> Prompt
Produce a word-for-word copy of the listing below without its pictures.

◆ ◆ ◆ ◆ ◆ ◆ ◆

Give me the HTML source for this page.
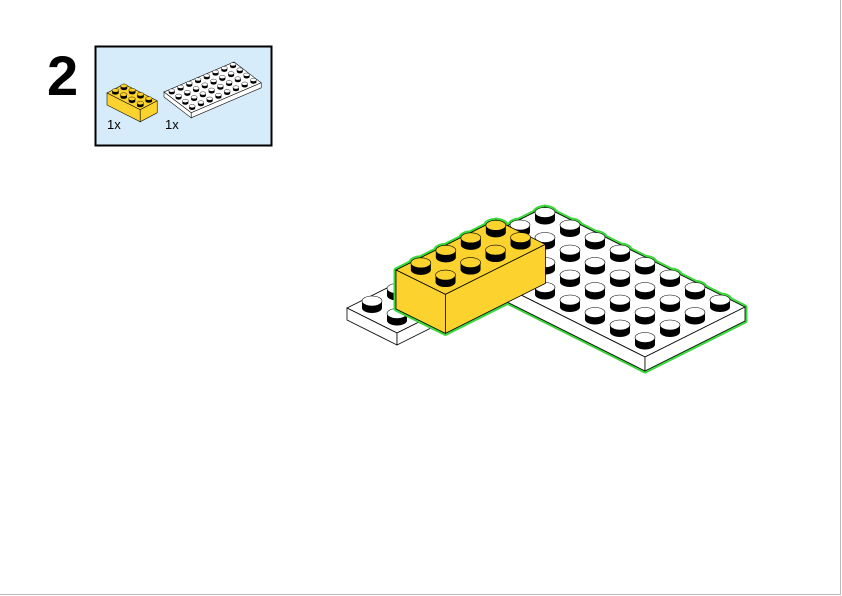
<!DOCTYPE html>
<html><head><meta charset="utf-8"><style>
html,body{margin:0;padding:0;background:#fff;}
body{width:842px;height:596px;overflow:hidden;position:relative;font-family:"Liberation Sans",sans-serif;}
</style></head><body>
<svg id="s" width="842" height="596" viewBox="0 0 842 596" xmlns="http://www.w3.org/2000/svg" style="position:absolute;left:0;top:0">
<line x1="840.5" y1="0" x2="840.5" y2="595" stroke="#bbb" stroke-width="1"/>
<line x1="0" y1="594.5" x2="841" y2="594.5" stroke="#bbb" stroke-width="1"/>
<text x="47" y="95" font-family="Liberation Sans" font-weight="bold" font-size="56" fill="#000">2</text>
<rect x="95.5" y="46.5" width="176" height="99" fill="#d6ecfb" stroke="#000" stroke-width="2"/>
<text x="107" y="129" font-size="13" fill="#000">1x</text>
<text x="165" y="129" font-size="13" fill="#000">1x</text>
<g id="g"></g>
</svg>
<script>
var g=document.getElementById('g'),NS='http://www.w3.org/2000/svg';
function el(t,a){var e=document.createElementNS(NS,t);for(var k in a)e.setAttribute(k,a[k]);g.appendChild(e);return e;}
function P(p){return p.map(function(q){return q[0].toFixed(1)+','+q[1].toFixed(1)}).join(' ');}
function add(p,v,k){return [p[0]+v[0]*k,p[1]+v[1]*k];}
var GREEN='#3ad83a';
function piece(o,outline){
 var L=o.L,A=o.A,B=o.B,na=o.na,nb=o.nb,h=o.h;
 var Bo=add(L,A,na),R=add(Bo,B,nb),T=add(L,B,nb);
 var d=function(p){return [p[0],p[1]+h];};
 var sw=o.sw||1;
 if(outline){
  el('polygon',{points:P([T,R,d(R),d(Bo),d(L),L]),fill:'none',stroke:GREEN,'stroke-width':o.gw,'stroke-linejoin':'round'});
 } else {
  el('polygon',{points:P([L,Bo,R,T]),fill:o.c,stroke:'#000','stroke-width':sw*0.8});
  el('polygon',{points:P([L,Bo,d(Bo),d(L)]),fill:o.c,stroke:'#000','stroke-width':sw*0.8});
  el('polygon',{points:P([Bo,R,d(R),d(Bo)]),fill:o.c2||o.c,stroke:'#000','stroke-width':sw*0.8});
 }
 for(var j=nb-1;j>=0;j--)for(var i=0;i<na;i++){
  var c=add(add(L,A,i+0.5),B,j+0.5);
  var rx=o.rx,ry=o.rx*o.ry,sh=o.sh;
  if(outline){
   el('ellipse',{cx:c[0],cy:c[1]-sh,rx:rx,ry:ry,fill:'none',stroke:GREEN,'stroke-width':o.gw});
  } else {
   el('path',{d:'M'+(c[0]-rx)+','+(c[1]-sh)+' L'+(c[0]-rx)+','+c[1]+' A'+rx+','+ry+' 0 0 0 '+(c[0]+rx)+','+c[1]+' L'+(c[0]+rx)+','+(c[1]-sh)+' Z',fill:'#000'});
   el('ellipse',{cx:c[0],cy:c[1]-sh,rx:rx,ry:ry,fill:o.c,stroke:'#000','stroke-width':sw*0.6});
  }
 }
}
var U=[25,12.5],V=[25,-12.5];
var old={L:[347,308],A:U,B:V,na:2,nb:8,h:12,c:'#fff',rx:10,ry:0.5,sh:7};
var big={L:[445,257],A:U,B:V,na:8,nb:4,h:14,c:'#fff',rx:10,ry:0.5,sh:7,gw:5};
var brick={L:[396,270],A:[24.7,12.2],B:V,na:2,nb:4,h:39,c:'#fcd22e',c2:'#fcd22e',rx:10,ry:0.5,sh:7,gw:5};
piece(old,false);
piece(big,true);piece(brick,true);
piece(big,false);piece(brick,false);
piece({L:[107,93],A:[8.3,4.2],B:[8.5,-4.5],na:4,nb:2,h:12,c:'#fcd22e',rx:3.3,ry:0.55,sh:2.5,sw:0.7},false);
piece({L:[164,92],A:[6.8,5.2],B:[8.75,-3.75],na:4,nb:8,h:5,c:'#fff',rx:3,ry:0.55,sh:2.2,sw:0.7},false);
</script>
</body></html>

◆ ◆ ◆ ◆ ◆ ◆ ◆

> Written reply
Give me the HTML source for this page.
<!DOCTYPE html>
<html><head><meta charset="utf-8"><style>
html,body{margin:0;padding:0;background:#fff;}
body{width:842px;height:596px;overflow:hidden;position:relative;font-family:"Liberation Sans",sans-serif;}
</style></head><body>
<svg id="s" width="842" height="596" viewBox="0 0 842 596" xmlns="http://www.w3.org/2000/svg" style="position:absolute;left:0;top:0">
<line x1="840.5" y1="0" x2="840.5" y2="595" stroke="#bbb" stroke-width="1"/>
<line x1="0" y1="594.5" x2="841" y2="594.5" stroke="#bbb" stroke-width="1"/>
<text x="47" y="95" font-family="Liberation Sans" font-weight="bold" font-size="56" fill="#000">2</text>
<rect x="95.5" y="46.5" width="176" height="99" fill="#d6ecfb" stroke="#000" stroke-width="2"/>
<text x="107" y="129" font-size="13" fill="#000">1x</text>
<text x="165" y="129" font-size="13" fill="#000">1x</text>
<g id="g"></g>
</svg>
<script>
var g=document.getElementById('g'),NS='http://www.w3.org/2000/svg';
function el(t,a){var e=document.createElementNS(NS,t);for(var k in a)e.setAttribute(k,a[k]);g.appendChild(e);return e;}
function P(p){return p.map(function(q){return q[0].toFixed(1)+','+q[1].toFixed(1)}).join(' ');}
function add(p,v,k){return [p[0]+v[0]*k,p[1]+v[1]*k];}
var GREEN='#3ad83a';
function piece(o,outline){
 var L=o.L,A=o.A,B=o.B,na=o.na,nb=o.nb,h=o.h;
 var Bo=add(L,A,na),R=add(Bo,B,nb),T=add(L,B,nb);
 var d=function(p){return [p[0],p[1]+h];};
 var sw=o.sw||1;
 if(outline){
  el('polygon',{points:P([T,R,d(R),d(Bo),d(L),L]),fill:'none',stroke:GREEN,'stroke-width':o.gw,'stroke-linejoin':'round'});
 } else {
  el('polygon',{points:P([L,Bo,R,T]),fill:o.c,stroke:'#000','stroke-width':sw*0.8});
  el('polygon',{points:P([L,Bo,d(Bo),d(L)]),fill:o.c,stroke:'#000','stroke-width':sw*0.8});
  el('polygon',{points:P([Bo,R,d(R),d(Bo)]),fill:o.c2||o.c,stroke:'#000','stroke-width':sw*0.8});
 }
 for(var j=nb-1;j>=0;j--)for(var i=0;i<na;i++){
  var c=add(add(L,A,i+0.5),B,j+0.5);
  var rx=o.rx,ry=o.rx*o.ry,sh=o.sh;
  if(outline){
   el('ellipse',{cx:c[0],cy:c[1]-sh,rx:rx,ry:ry,fill:'none',stroke:GREEN,'stroke-width':o.gw});
  } else {
   el('path',{d:'M'+(c[0]-rx)+','+(c[1]-sh)+' L'+(c[0]-rx)+','+c[1]+' A'+rx+','+ry+' 0 0 0 '+(c[0]+rx)+','+c[1]+' L'+(c[0]+rx)+','+(c[1]-sh)+' Z',fill:'#000'});
   el('ellipse',{cx:c[0],cy:c[1]-sh,rx:rx,ry:ry,fill:o.c,stroke:'#000','stroke-width':sw*0.6});
  }
 }
}
var U=[25,12.5],V=[25,-12.5];
var old={L:[347,308],A:U,B:V,na:2,nb:8,h:12,c:'#fff',rx:10,ry:0.5,sh:7};
var big={L:[445,257],A:U,B:V,na:8,nb:4,h:14,c:'#fff',rx:10,ry:0.5,sh:7,gw:5};
var brick={L:[396,270],A:[24.7,12.2],B:V,na:2,nb:4,h:39,c:'#fcd22e',c2:'#fcd22e',rx:10,ry:0.5,sh:7,gw:5};
piece(old,false);
piece(big,true);piece(brick,true);
piece(big,false);piece(brick,false);
piece({L:[107,93],A:[8.3,4.2],B:[8.5,-4.5],na:4,nb:2,h:12,c:'#fcd22e',rx:3.3,ry:0.55,sh:2.5,sw:0.7},false);
piece({L:[164,92],A:[6.8,5.2],B:[8.75,-3.75],na:4,nb:8,h:5,c:'#fff',rx:3,ry:0.55,sh:2.2,sw:0.7},false);
</script>
</body></html>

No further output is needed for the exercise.